Berkeley and CMU classes adopt/extend PostgreSQL

Started by Joe Hellersteinalmost 23 years ago5 messages
#1Joe Hellerstein
jmh@cs.berkeley.edu

Hi all:
I emailed Marc Fournier on this topic some weeks back, but haven't
heard from him.

I am teaching the undergrad DB course at UC Berkeley, something I do
with some frequency. We have the usual 180 students we get every
semester (yep: 180!), but this year we've instituted 2 changes:

1) We changed the course projects to make the students hack PostgreSQL
internals, rather than the "minibase" eduware
2) We are coordinating the class with a class at CMU being taught by
Prof. Anastassia ("Natassa") Ailamaki

Our "Homework 2", which is being passed out this week, will ask the
students to implement a hash-based grouping that spills to disk. I
understand this topic has been batted about the pgsql-hackers list
recently. The TAs who've prepared the assignment (Sailesh
Krishnamurthy at Berkeley and Spiros Papadimitriou at CMU) have also
implemented a reference solution to assignment. Once we've got the
students' projects all turned in, we'll be very happy to contribute our
code back the PostgreSQL project.

I'm hopeful this will lead to many good things:

1) Each year we can pick another feature to assign in class, and
contribute back. We'll need to come up with well-scoped engine
features that exercise concepts from the class -- eventually we'll run
out of tractable things that PGSQL needs, but not in the next couple
years I bet.

2) We'll raise a crop of good students who know Postgres internals.
Roughly half the Berkeley EECS undergrads take the DB class, and all of
them will be post-hackers! (Again, I don't know the stats at CMU.)

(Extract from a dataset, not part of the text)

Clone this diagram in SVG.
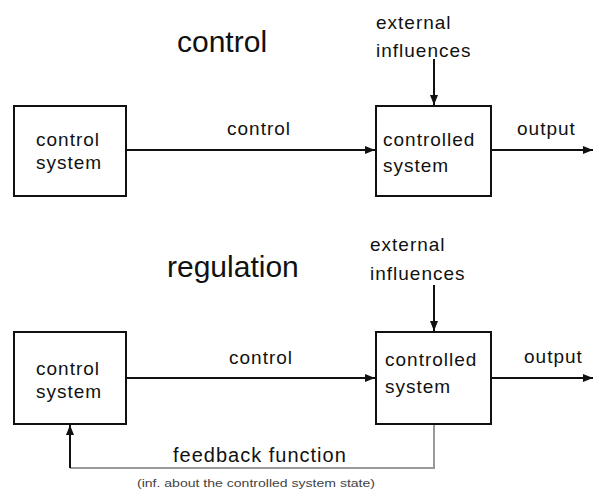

So consider this a heads up on the hash-agg front, and on the future
contributions front. I'll follow up with another email on
PostgreSQL-centered research in our group at Berkeley as well.

Another favor I'd ask is that people on the list be a bit hesitant
about helping our students with their homework! We would like them to
do it themselves, more or less :-)

Regards,
Joe Hellerstein

--

Joseph M. Hellerstein
Professor, EECS Computer Science Division
UC Berkeley
http://www.cs.berkeley.edu/~jmh

On Tuesday, February 11, 2003, at 06:54 PM, Sailesh Krishnamurthy
wrote:

Show quoted text

From: Hannu Krosing <hannu@tm.ee>
Date: Tue Feb 11, 2003 12:21:26 PM US/Pacific
To: Tom Lane <tgl@sss.pgh.pa.us>
Cc: Bruno Wolff III <bruno@wolff.to>, Greg Stark <gsstark@mit.edu>,
pgsql-hackers@postgresql.org
Subject: Re: [HACKERS] Hash grouping, aggregates

Tom Lane kirjutas T, 11.02.2003 kell 18:39:

Bruno Wolff III <bruno@wolff.to> writes:

Tom Lane <tgl@sss.pgh.pa.us> wrote:

Greg Stark <gsstark@mit.edu> writes:

The neat thing is that hash aggregates would allow grouping on
data types that
have = operators but no useful < operator.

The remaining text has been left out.